An array is a rectangular arrangement showing rows and columns. The product is rows × columns. Arrays bridge concrete and abstract multiplication. Arrays reveal commutativity: a 3×4 array rotated becomes 4×3, showing both equal 12.
You've already worked with equal groups — the idea that "3 groups of 4" means three separate bundles, each containing 4 things. An array is the same idea, but arranged neatly in rows and columns. Picture a carton of eggs: 2 rows, each with 6 eggs. That's 2 × 6 = 12, and you can count them by repeated addition (6 + 6) or all at once by multiplying.
The power of arrays is that every row has the same number of items, and every column has the same number of items. A 3-row, 4-column array has 4 in the first row, 4 in the second row, 4 in the third row — three groups of 4, so 3 × 4 = 12. Alternatively, you can count down the columns: 3 in the first column, 3 in the second, and so on — four groups of 3, so 4 × 3 = 12. Same array, same answer, two different ways of reading it.
This is commutativity in action: the order of the factors doesn't change the product. If you physically rotate a 3×4 array ninety degrees, it becomes a 4×3 array, but all the same dots are there. No new dots appeared; none disappeared. This is why 3 × 4 and 4 × 3 are always equal — they describe the same rectangle from different orientations.

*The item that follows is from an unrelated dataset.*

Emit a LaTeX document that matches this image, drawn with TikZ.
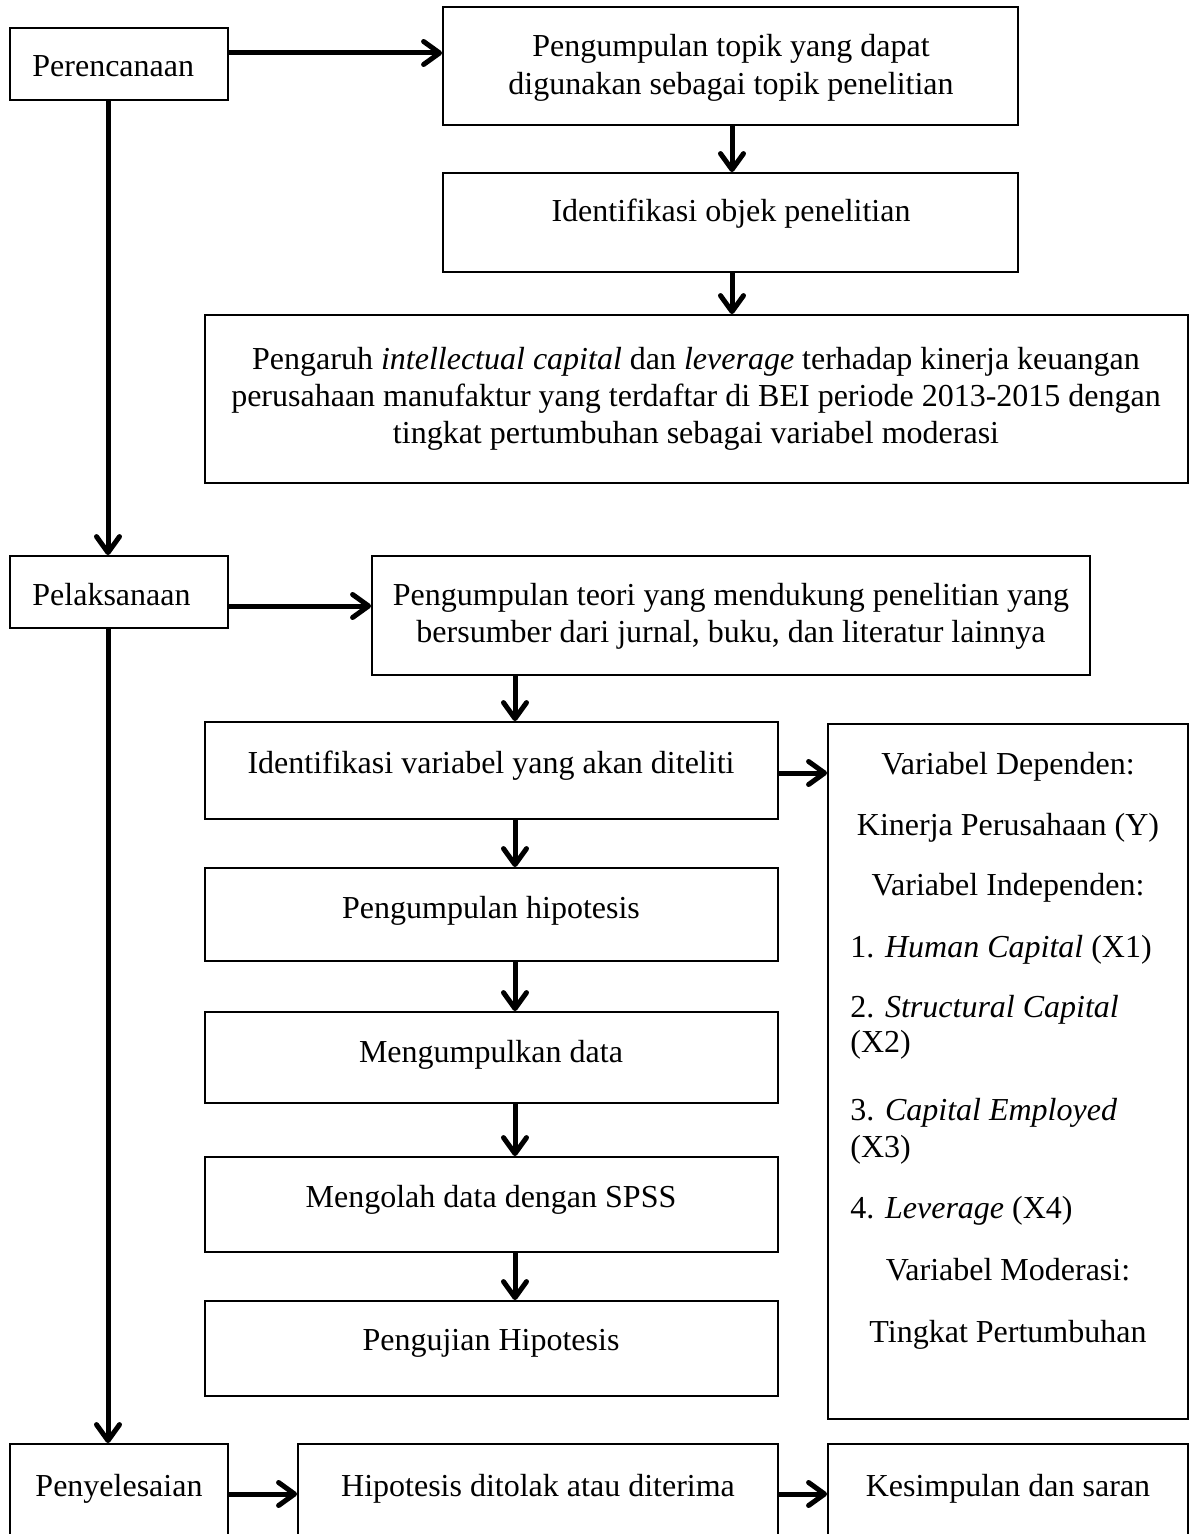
\documentclass[tikz,border=0pt]{standalone}
\usepackage{fontspec}
\setmainfont{Liberation Serif}
\usetikzlibrary{arrows.meta,fit}
\begin{document}
\begin{tikzpicture}[x=0.5pt,y=-0.5pt,
  box/.style={draw, line width=0.9pt, inner sep=0pt},
  txt/.style={inner sep=0pt, anchor=base, font=\fontsize{16}{19}\selectfont},
  txtl/.style={txt, anchor=base west},
  arr/.style={line width=2.5pt, -{Straight Barb[length=8pt,width=11.5pt,line cap=round,line join=round]}}]
\useasboundingbox (0,0) rectangle (1195,1534);
\clip (0,0) rectangle (1195,1534);
% boxes
\node[box, fit={(10,28)(228,100)}] (per) {};
\node[box, fit={(443,7)(1018,125)}] (topik) {};
\node[box, fit={(443,173)(1018,272)}] (objek) {};
\node[box, fit={(205,315)(1188,483)}] (pengaruh) {};
\node[box, fit={(10,556)(228,628)}] (pel) {};
\node[box, fit={(372,556)(1090,675)}] (teori) {};
\node[box, fit={(205,722)(778,819)}] (ident) {};
\node[box, fit={(828,724)(1188,1419)}] (var) {};
\node[box, fit={(205,868)(778,961)}] (hip) {};
\node[box, fit={(205,1012)(778,1103)}] (kumpul) {};
\node[box, fit={(205,1157)(778,1252)}] (olah) {};
\node[box, fit={(205,1301)(778,1396)}] (uji) {};
\node[box, fit={(10,1444)(228,1560)}] (sel) {};
\node[box, fit={(298,1444)(778,1560)}] (hdt) {};
\node[box, fit={(828,1444)(1188,1560)}] (kes) {};
% texts
\node[txtl] (tper) at (32,77) {Perencanaan};
\node[txt] (ttop1) at (731,57) {Pengumpulan topik yang dapat};
\node[txt] (ttop2) at (731,95) {digunakan sebagai topik penelitian};
\node[txt] (tobj) at (731,222) {Identifikasi objek penelitian};
\node[txt] (tpg1) at (696,370) {Pengaruh \textit{intellectual capital} dan \textit{leverage} terhadap kinerja keuangan};
\node[txt] (tpg2) at (696,407) {perusahaan manufaktur yang terdaftar di BEI periode 2013-2015 dengan};
\node[txt] (tpg3) at (696,444) {tingkat pertumbuhan sebagai variabel moderasi};
\node[txtl] (tpel) at (32,605) {Pelaksanaan};
\node[txt] (tteo1) at (731,605) {Pengumpulan teori yang mendukung penelitian yang};
\node[txt] (tteo2) at (731,642) {bersumber dari jurnal, buku, dan literatur lainnya};
\node[txt] (tidn) at (491,773) {Identifikasi variabel yang akan diteliti};
\node[txt] (tv1) at (1008,774) {Variabel Dependen:};
\node[txt] (tv2) at (1008,835) {Kinerja Perusahaan (Y)};
\node[txt] (tv3) at (1008,895) {Variabel Independen:};
\node[txtl] (tv4) at (850,957) {1. \textit{Human Capital} (X1)};
\node[txtl] (tv5) at (850,1017) {2. \textit{Structural Capital}};
\node[txtl] (tv6) at (850,1052) {(X2)};
\node[txtl] (tv7) at (850,1120) {3. \textit{Capital Employed}};
\node[txtl] (tv8) at (850,1157) {(X3)};
\node[txtl] (tv9) at (850,1218) {4. \textit{Leverage} (X4)};
\node[txt] (tv10) at (1008,1280) {Variabel Moderasi:};
\node[txt] (tv11) at (1008,1342) {Tingkat Pertumbuhan};
\node[txt] (thip) at (491,918) {Pengumpulan hipotesis};
\node[txt] (tkum) at (491,1062) {Mengumpulkan data};
\node[txt] (tola) at (491,1207) {Mengolah data dengan SPSS};
\node[txt] (tuji) at (491,1350) {Pengujian Hipotesis};
\node[txt] (tsel) at (119,1496) {Penyelesaian};
\node[txt] (thdt) at (538,1496) {Hipotesis ditolak atau diterima};
\node[txt] (tkes) at (1008,1496) {Kesimpulan dan saran};
% connector guides
\coordinate (ya) at (0,53);
\coordinate (yb) at (0,606);
\coordinate (yc) at (0,773);
\coordinate (yd) at (0,1494);
\coordinate (xl) at (108,0);
\coordinate (xm) at (515,0);
\coordinate (xt) at (732,0);
% connectors
\draw[arr] (per.east |- ya) -- (topik.west |- ya);
\draw[arr] (topik.south -| xt) -- (objek.north -| xt);
\draw[arr] (objek.south -| xt) -- (pengaruh.north -| xt);
\draw[arr] (per.south -| xl) -- (pel.north -| xl);
\draw[arr] (pel.east |- yb) -- (teori.west |- yb);
\draw[arr] (teori.south -| xm) -- (ident.north -| xm);
\draw[arr] (ident.east |- yc) -- (var.west |- yc);
\draw[arr] (ident.south -| xm) -- (hip.north -| xm);
\draw[arr] (hip.south -| xm) -- (kumpul.north -| xm);
\draw[arr] (kumpul.south -| xm) -- (olah.north -| xm);
\draw[arr] (olah.south -| xm) -- (uji.north -| xm);
\draw[arr] (pel.south -| xl) -- (sel.north -| xl);
\draw[arr] (sel.east |- yd) -- (hdt.west |- yd);
\draw[arr] (hdt.east |- yd) -- (kes.west |- yd);
\end{tikzpicture}
\end{document}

Arrays connect the pictures you can draw to the numbers you write. When a problem says "5 rows of 6 chairs," draw the array (or at least imagine it), label the rows and columns, and write the multiplication sentence: 5 × 6 = 30. This habit of translating between pictures and equations is exactly the thinking you'll use when multiplication situations appear as word problems and, much later, when you use area formulas in geometry.